Supplied data:
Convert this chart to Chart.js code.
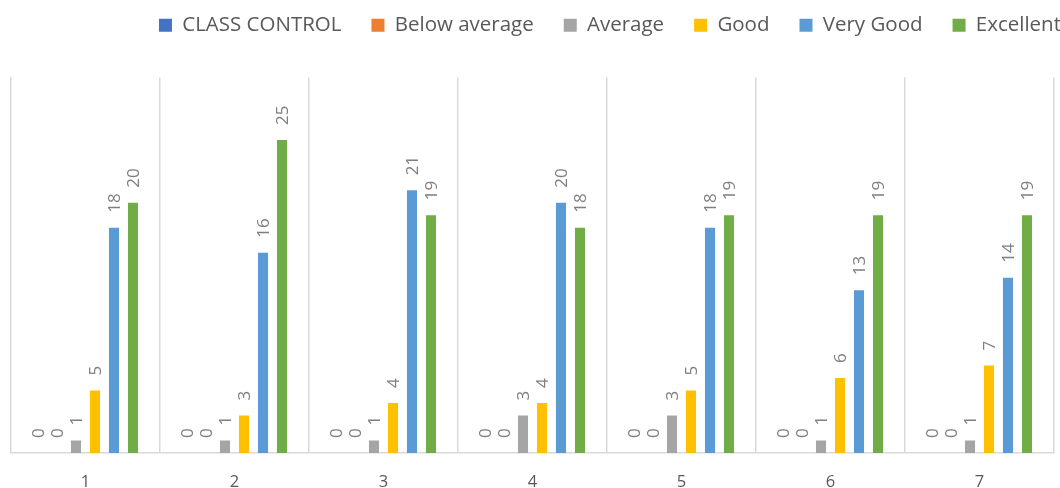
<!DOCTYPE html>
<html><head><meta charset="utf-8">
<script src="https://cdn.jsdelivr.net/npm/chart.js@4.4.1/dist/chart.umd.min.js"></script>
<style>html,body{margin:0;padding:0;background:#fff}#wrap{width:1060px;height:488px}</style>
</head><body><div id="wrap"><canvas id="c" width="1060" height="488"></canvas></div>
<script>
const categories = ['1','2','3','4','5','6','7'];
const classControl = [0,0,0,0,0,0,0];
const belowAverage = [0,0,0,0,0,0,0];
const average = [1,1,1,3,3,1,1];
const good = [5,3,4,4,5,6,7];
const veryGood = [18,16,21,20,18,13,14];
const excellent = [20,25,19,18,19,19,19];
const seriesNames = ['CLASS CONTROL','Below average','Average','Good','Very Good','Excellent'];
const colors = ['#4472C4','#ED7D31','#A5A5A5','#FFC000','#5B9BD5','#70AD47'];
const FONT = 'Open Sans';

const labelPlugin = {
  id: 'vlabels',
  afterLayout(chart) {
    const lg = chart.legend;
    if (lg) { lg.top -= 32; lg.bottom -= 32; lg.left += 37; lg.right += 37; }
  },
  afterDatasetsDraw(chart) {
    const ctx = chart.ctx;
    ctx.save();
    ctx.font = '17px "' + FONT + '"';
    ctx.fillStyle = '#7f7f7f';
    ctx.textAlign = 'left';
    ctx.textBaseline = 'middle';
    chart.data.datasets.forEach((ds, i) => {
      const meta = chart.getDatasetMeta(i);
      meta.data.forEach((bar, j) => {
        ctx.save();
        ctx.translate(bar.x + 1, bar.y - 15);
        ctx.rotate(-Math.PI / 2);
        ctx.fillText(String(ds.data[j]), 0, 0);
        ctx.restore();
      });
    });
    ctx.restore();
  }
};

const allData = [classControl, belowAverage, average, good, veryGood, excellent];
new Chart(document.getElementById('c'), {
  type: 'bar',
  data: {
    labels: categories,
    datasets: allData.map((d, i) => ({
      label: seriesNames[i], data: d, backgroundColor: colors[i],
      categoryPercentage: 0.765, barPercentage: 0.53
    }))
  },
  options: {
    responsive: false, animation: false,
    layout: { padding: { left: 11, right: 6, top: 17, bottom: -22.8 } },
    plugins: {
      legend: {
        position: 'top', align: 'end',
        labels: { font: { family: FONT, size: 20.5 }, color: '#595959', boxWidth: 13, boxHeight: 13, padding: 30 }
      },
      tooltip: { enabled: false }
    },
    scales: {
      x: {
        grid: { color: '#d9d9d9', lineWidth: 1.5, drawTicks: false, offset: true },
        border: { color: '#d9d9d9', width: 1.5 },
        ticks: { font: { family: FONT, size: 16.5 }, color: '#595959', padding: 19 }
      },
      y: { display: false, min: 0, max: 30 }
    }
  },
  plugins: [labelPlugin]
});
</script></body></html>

Objective: Repeat only the lines from the beginning of the material through the line containing "const FONT = 'Open Sans';", both ends kept, leaving pictures out.

Written solution:
Convert this chart to Chart.js code.
<!DOCTYPE html>
<html><head><meta charset="utf-8">
<script src="https://cdn.jsdelivr.net/npm/chart.js@4.4.1/dist/chart.umd.min.js"></script>
<style>html,body{margin:0;padding:0;background:#fff}#wrap{width:1060px;height:488px}</style>
</head><body><div id="wrap"><canvas id="c" width="1060" height="488"></canvas></div>
<script>
const categories = ['1','2','3','4','5','6','7'];
const classControl = [0,0,0,0,0,0,0];
const belowAverage = [0,0,0,0,0,0,0];
const average = [1,1,1,3,3,1,1];
const good = [5,3,4,4,5,6,7];
const veryGood = [18,16,21,20,18,13,14];
const excellent = [20,25,19,18,19,19,19];
const seriesNames = ['CLASS CONTROL','Below average','Average','Good','Very Good','Excellent'];
const colors = ['#4472C4','#ED7D31','#A5A5A5','#FFC000','#5B9BD5','#70AD47'];
const FONT = 'Open Sans';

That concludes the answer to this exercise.